At first glance, exit (and entrance) polling from CNN seems to support this notion. In the following table, I show the percentage of votes cast in Democratic primaries in states that voted on or before March 10th in both 2016 and 2020 by voters aged 18 to 29 years old. We see youth voters made up a smaller percentage of all voters in 2020 voters than in 2016 in 13 of the 15 states.
At the same time, when you consider the total number of voters aged 18 to 29 who cast votes in these 15 contests, you see that more of them voted this year than 4 years ago. For example, the youth vote share in Texas went down 5%, but the total number of youth voters increased by about 25,000. How can both changes be true? Of course, it means the number of older voters increased more between 2016 and 2020 than did the number of youth voters over the same time period. So while more young voters voted in many states in 2020 than did in 2016, the share of all votes casts by youth votes declined because the increase in older voters was even larger.
Could this be explained simply by the fact that the US population is aging, with the bulk of Baby Boomers entering retirement age? Or did older voters’ propensity to vote increase, too. I also wondered how projected demographic changes would affect electorate compositions in future elections.
The Data:
To satify these curiosities, I turned to the Census Bureau. They estimate the population siz of the US (and have done so since the Bureau was founded in 1902) and publish their estimates online. I was able to scrape together the US population broken down by single year of age since the year 1900. Given that the data was collected at various times over more than a century, the data isn’t perfectly homogenous in structure. For example, the only available data from 1900-1929 exclude members of the Armed Forces stationed overseas and the population residing in Alaska and Hawaii, the 1930-1959 numbers include Armed Forces overseas but exclude the population residing in Alaska and Hawaii, and the 2010s data has the most granular demographic breakdowns of the population of all decades (down to metropolitan division scales). I decided to use the data that include member of the Armed Forces stationed overseas in this analysis when available because, in principle, the Armed Forces could vote (although, in practice, I suspect it was difficult to impossible at the height of large wars). Methods for accessing the data vary, too; from excel spreadsheets on a webpage, like for 1900-1979, to an array of Census Population Estimates APIs for years 1990 to 2019.
Check it out! The python code I used to corral and clean the data can be found in a Python Jupyter Notebook on my GitHub page here.
With the US population per single year of age for every year from 1900 to 2020 (and projected out to 2060), I was able to calculate and plot the fraction of the population that falls in the category of youth voter (aged 18-29) since the beginning of the 20th Century.
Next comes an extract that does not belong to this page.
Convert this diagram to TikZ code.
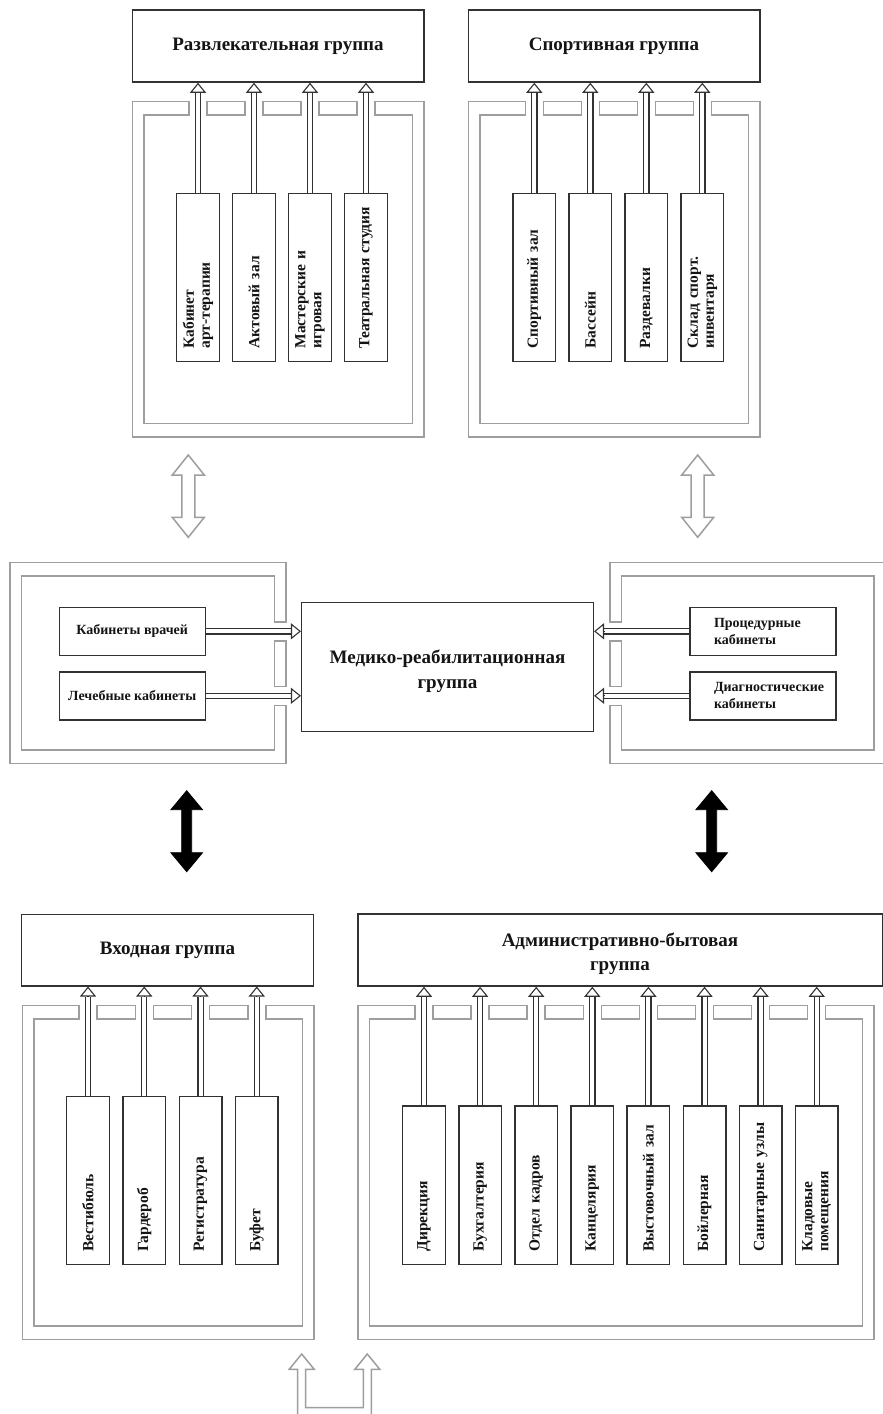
\documentclass[tikz,border=0pt]{standalone}
\usepackage{fontspec}
\setmainfont{Liberation Serif}
\usetikzlibrary{arrows.meta,calc}
\definecolor{wallc}{RGB}{158,158,158}
\definecolor{boxc}{RGB}{50,50,50}
\definecolor{txtc}{RGB}{20,20,20}
\newcommand\ttlfont{\fontsize{19}{24.5}\selectfont\bfseries}
\newcommand\roomfont{\fontsize{15.5}{16}\selectfont\bfseries}
\newcommand\midfont{\fontsize{14}{16.7}\selectfont\bfseries}
\newcommand\lowerfirst{\rule{0pt}{21.5pt}}
% wall with openings on the top side
\newcommand\gapwall[7]{%
  \pgfmathsetmacro\wgA{#5-9}%
  \pgfmathsetmacro\wgB{#5+(#7-1)*#6+9}%
  \pgfmathsetmacro\wxa{#1+11.5}\pgfmathsetmacro\wxb{#3-11.5}%
  \pgfmathsetmacro\wya{#2+13.5}\pgfmathsetmacro\wyb{#4-13.5}%
  \draw[wall] (\wgA,#2) -- (#1,#2) -- (#1,#4) -- (#3,#4) -- (#3,#2) -- (\wgB,#2)
     -- (\wgB,\wya) -- (\wxb,\wya) -- (\wxb,\wyb) -- (\wxa,\wyb) -- (\wxa,\wya) -- (\wgA,\wya) -- cycle;
  \pgfmathtruncatemacro\wnm{#7-2}%
  \foreach \k in {0,...,\wnm}{%
    \draw[wall] ({#5+\k*#6+9},#2) rectangle ({#5+(\k+1)*#6-9},\wya);
  }%
}
% connector: double shaft + open triangle head
\newcommand\conn[3]{%
  \draw[shaft] (#1) -- ($(#2)!#3!(#1)$);
  \draw[headtip] ($(#2)!#3!(#1)$) -- (#2);
}
% vertical double-headed block arrow
\newcommand\vdarrow[7]{%
  \draw[#7] (#1,#2) -- ({#1+#4},{#2+#6}) -- ({#1+#5},{#2+#6}) -- ({#1+#5},{#3-#6})
    -- ({#1+#4},{#3-#6}) -- (#1,#3) -- ({#1-#4},{#3-#6}) -- ({#1-#5},{#3-#6})
    -- ({#1-#5},{#2+#6}) -- ({#1-#4},{#2+#6}) -- cycle;
}
\begin{document}
\begin{tikzpicture}[x=1pt,y=-1pt,
  wall/.style={draw=wallc,line width=1.5},
  hollow/.style={draw=wallc,line width=1.5,fill=white},
  solidarr/.style={draw=black,fill=black,line width=0.8},
  title/.style={draw=boxc,line width=1.5,fill=white,align=center,font=\ttlfont,text=txtc,inner sep=0},
  room/.style={draw=boxc,line width=1.4,fill=white,rotate=90,minimum width=168,minimum height=42.6,
     text width=142,align=left,inner xsep=13,inner ysep=0,font=\roomfont,text=txtc},
  roomA/.style={room,minimum width=158.7,text width=132.7},
  midbox/.style={draw=boxc,line width=1.4,fill=white,minimum width=146,minimum height=48,
     align=center,font=\midfont,text=txtc,inner sep=0},
  midboxL/.style={midbox,align=left,text width=98},
  shaft/.style={draw=boxc,line width=1.2,double=white,double distance=4},
  headtip/.style={draw=boxc,line width=1.1,-{Triangle[open,length=10pt,width=16pt]}},
]
\useasboundingbox[fill=white] (0,0) rectangle (883,1414);

% ---------- walls ----------
\gapwall{132.5}{101.5}{424}{437}{198}{56}{4}
\gapwall{468.5}{101.5}{760}{437}{534.3}{56}{4}
\gapwall{22.7}{1005.5}{314}{1339.3}{88}{56.25}{4}
\gapwall{358}{1005.5}{874}{1339.3}{424}{56.1}{8}
% middle left wall (openings on its right side)
\draw[wall] (286,621.8) -- (286,562.3) -- (10,562.3) -- (10,763.3) -- (286,763.3) -- (286,705.3)
  -- (274.5,705.3) -- (274.5,749.8) -- (21.5,749.8) -- (21.5,575.8) -- (274.5,575.8) -- (274.5,621.8) -- cycle;
\draw[wall] (274.5,640.8) rectangle (286,686.3);
% middle right wall (openings on its left side)
\draw[wall] (610,621.8) -- (610,562.3) -- (885.5,562.3) -- (885.5,763.3) -- (610,763.3) -- (610,705.3)
  -- (621.5,705.3) -- (621.5,749.8) -- (874,749.8) -- (874,575.8) -- (621.5,575.8) -- (621.5,621.8) -- cycle;
\draw[wall] (610,640.8) rectangle (621.5,686.3);

% ---------- group titles ----------
\node[title,minimum width=291.5,minimum height=72] (T1) at (278,46) {Развлекательная группа};
\node[title,minimum width=291.5,minimum height=72] (T2) at (614,46) {Спортивная группа};
\node[title,minimum width=291.6,minimum height=129] (M) at (447.5,667.2) {\lowerfirst Медико-реабилитационная\\группа};
\node[title,minimum width=291.6,minimum height=71.5] (T3) at (167.5,950) {Входная группа};
\node[title,minimum width=524.5,minimum height=72] (T4) at (620,950) {\lowerfirst Административно-бытовая\\группа};

% ---------- rooms: entertainment ----------
\node[room] (a1) at (198,277.5) {Кабинет\\арт-терапии};
\node[room] (a2) at (254,277.5) {Актовый зал};
\node[room] (a3) at (310,277.5) {Мастерские и\\игровая};
\node[room] (a4) at (366,277.5) {Театральная студия};
% sport
\node[room] (b1) at (534.3,277.5) {Спортивный зал};
\node[room] (b2) at (590.3,277.5) {Бассейн};
\node[room] (b3) at (646.3,277.5) {Раздевалки};
\node[room] (b4) at (702.3,277.5) {Склад спорт.\\инвентаря};
% medical
\node[midbox] (m1) at (132.2,631.3) {Кабинеты врачей};
\node[midbox] (m2) at (132.2,695.8) {Лечебные кабинеты};
\node[midboxL] (m3) at (763,631.3) {Процедурные\\кабинеты};
\node[midboxL] (m4) at (763,695.8) {Диагностические\\кабинеты};
% entrance
\node[room] (c1) at (88,1180.5) {Вестибюль};
\node[room] (c2) at (144.25,1180.5) {Гардероб};
\node[room] (c3) at (200.5,1180.5) {Регистратура};
\node[room] (c4) at (256.75,1180.5) {Буфет};
% administration
\node[roomA] (d1) at (424,1185.2) {Дирекция};
\node[roomA] (d2) at (480.1,1185.2) {Бухгалтерия};
\node[roomA] (d3) at (536.2,1185.2) {Отдел кадров};
\node[roomA] (d4) at (592.3,1185.2) {Канцелярия};
\node[roomA] (d5) at (648.4,1185.2) {Выстовочный зал};
\node[roomA] (d6) at (704.5,1185.2) {Бойлерная};
\node[roomA] (d7) at (760.6,1185.2) {Санитарные узлы};
\node[roomA] (d8) at (816.7,1185.2) {Кладовые\\помещения};

% ---------- connectors ----------
\foreach \r in {a1,a2,a3,a4}{\conn{\r.east}{T1.south -| \r.east}{10pt}}
\foreach \r in {b1,b2,b3,b4}{\conn{\r.east}{T2.south -| \r.east}{10pt}}
\foreach \r in {c1,c2,c3,c4}{\conn{\r.east}{T3.south -| \r.east}{10pt}}
\foreach \r in {d1,d2,d3,d4,d5,d6,d7,d8}{\conn{\r.east}{T4.south -| \r.east}{10pt}}
\conn{m1.east}{M.west |- m1.east}{10pt}
\conn{m2.east}{M.west |- m2.east}{10pt}
\conn{m3.west}{M.east |- m3.west}{10pt}
\conn{m4.west}{M.east |- m4.west}{10pt}

% ---------- links between groups ----------
\vdarrow{188.3}{455}{537.3}{16}{6.5}{20}{hollow}
\vdarrow{697.7}{455}{537.3}{16}{6.5}{20}{hollow}
\vdarrow{186.7}{790.7}{871.7}{15.8}{5}{19}{solidarr}
\vdarrow{711.7}{790.7}{871.7}{15.8}{5}{19}{solidarr}
% entrance from outside
\draw[hollow,fill=none] (297.7,1420) -- (297.7,1369.3) -- (289.2,1369.3) -- (301.7,1354) -- (314.2,1369.3)
  -- (305.7,1369.3) -- (305.7,1407.7) -- (363.3,1407.7) -- (363.3,1369.3) -- (354.8,1369.3)
  -- (367.3,1354) -- (379.8,1369.3) -- (371.3,1369.3) -- (371.3,1420);
\end{tikzpicture}
\end{document}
To first order, the most obvious feature of this plot is the general trend downwards from 37% in 1900 to 21% in 2020. The next most significant feature is the large bump from about 1965 to 1995, when the Baby Boomer generation aged into and then out of the 18-29 age range. Also noticeable in the figure is a relatively small dip around 1918, when more than 4 million (mostly young) service people were overseas fighting in WWI. This is the only wartime period associated with such a dip in the figure because the census population worksheets I found include the population of Armed Forces overseas after 1940.
Since 1972, when the major parties officially tied their convention delegates to the outcomes of state primaries, the fraction of the population comprised of 18-29 year-olds has decreased from 29% to 21%. This means that young people were outnumbered by all other voters ~2:1 in 1970 and are outnumbered by ~4:1 today.
Can the aging US population be the sole explanation for the drop in youth vote share between 2016 and 2020?
The short answer is, “No.” I found the population aged 18-29 grew by ~266,000 from March 1, 2016 to Mar 3, 2020 (by interpolating the yearly Census data) and the 30-and-over population has grown by ~8,774,000 in the same timespan. In terms of the youth fraction of the population, this results in an decrease of ~0.7% from 21.6% on Super Tuesday in 2016 (March 1) to 20.9% in on Super Tuesday in 2022 (March 3). Furthermore, if all voter demographic groups voted at the same rates as in 2016 (historical voting rate estimates from the Census Bureau were found here), the youth voter fraction would appear to decrease by only ~0.5% between 2016 and 2020 simply due to changes in the population age distribution. Since this is less than the 2.8% drop in the median youth vote share seen in 2020 exit polling compared to 2016, something in addition to age distribution change is needed to fully explain how the youth vote share could decrease in terms of percentage while increase in total number. As mentioned earlier, the simple explanation is that voters over 30 voted at a higher rate than they had four years ago.
How will projected demographic changes affect electorate compositions in future elections?
Looking at the youth population fraction plot at years after 2020, we see a steady decline to about 17% in 2060. That’s 4.6% less than it is today. This suggests that all future presidential campaign relying on voters aged 18-25 will have an even taller task than Bernie had in 2020.